How does sweep back work
By sweeping the wing the freestream air that travels along the effective chord is less therefore less acceleration is achieved resulting in a lower speed over the wing and a higher achievable aircraft speed before Mcrit is reached.
Advantages of a swept wing?
MCRIT increased.
Higher economical cruise speed
Increased lateral (roll) stability
Disadvantages of sweepback
Lower Cl
Extensive use of high lift devices (slats, flaps)
High drag @ high AOA
Use of vortex generators, wing fences to reduce wingtip ‘pooling’
A swept wing aircraft pitches up / down at a stall
A nose pitch up results from the wing tips stalling first moving the CP inwards and forwards (wash out is used to try and prevent tip stalls)
Wash out is
A decrease in incidence from root to tip – to prevent wing tip stall
Allows ailerons to maintain effectiveness for longer
What devices are used to prevent wing tip stall (spanwise flow)?
Wing fence
Saw tooth leading edge
Vortex generators
What happens to the center of pressure in a stall in a swept wing aircraft?

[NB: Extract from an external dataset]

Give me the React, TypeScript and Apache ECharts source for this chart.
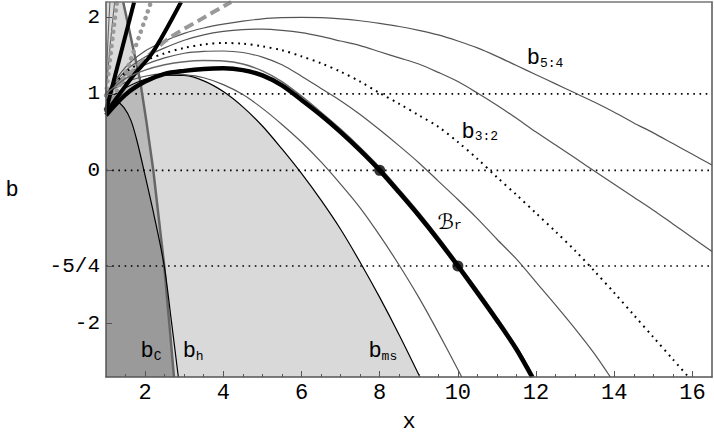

Tips will stall first so CP moves inward and forwards & nose tends to pitch up
During a turn what happens to the CP of a swept wing Aircraft
As the wing gets higher in a turn the outer portion become higher than the inner portion which creates its own form of washout resulting in a lower AOA and causing the CP to move inwards and pitch the nose upwards.
Aspect ratio
= span (width)/ chord (length)
High Aspect ratio (subsonic speeds)
Better lift
Better lift/drag ratio
Less induced drag due reduced wing tip vortices
What is Mach tuck?
Is when the aircraft is accelerated through the transonic range causing the CP to move rearwards and increasing the lift generated by the tail plane due to modified airflow from the wing causing a nose pitch down.
If Mach tuck is not corrected the result will be?
The nose pitch down causes further speed increase which causes further movement rearwards of the CP which causes further nose pitch down…..etc
Oscillatory instability is
A combined yawing and rolling movement
Dutch roll is
Oscillatory instability when the rolling motion is predominant
A stabilising device to prevent Dutch roll is
A yaw damper (gyroscopically operated stabilisers)
Snaking is
Oscillatory instability when the yawing motion is predominant
Oscillatory instability is worse when
At high altitudes
sweep back a/c @ low IAS
The aircraft’s aerodynamic ceiling is
The point at which the high airspeed mach buffet and low speed stall buffet merge
The aerodynamic ceiling of the aircraft is known as
Coffin Corner (A/C can not be made to go faster or slower)
The manoeuvre envelope must be
At an altitude and airspeed sufficient to avoid stalling and slow enough to avoid structural damage
Gliding angle depends on
Ratio of lift to drag ratio – greater weight does not effect gliding angle or range, does effect speed
Aircraft in a constant descent @ 300kts, how does weight affect glide angle?
The heavier the aircraft the earlier descent must commence. So the more shallow the glide angle.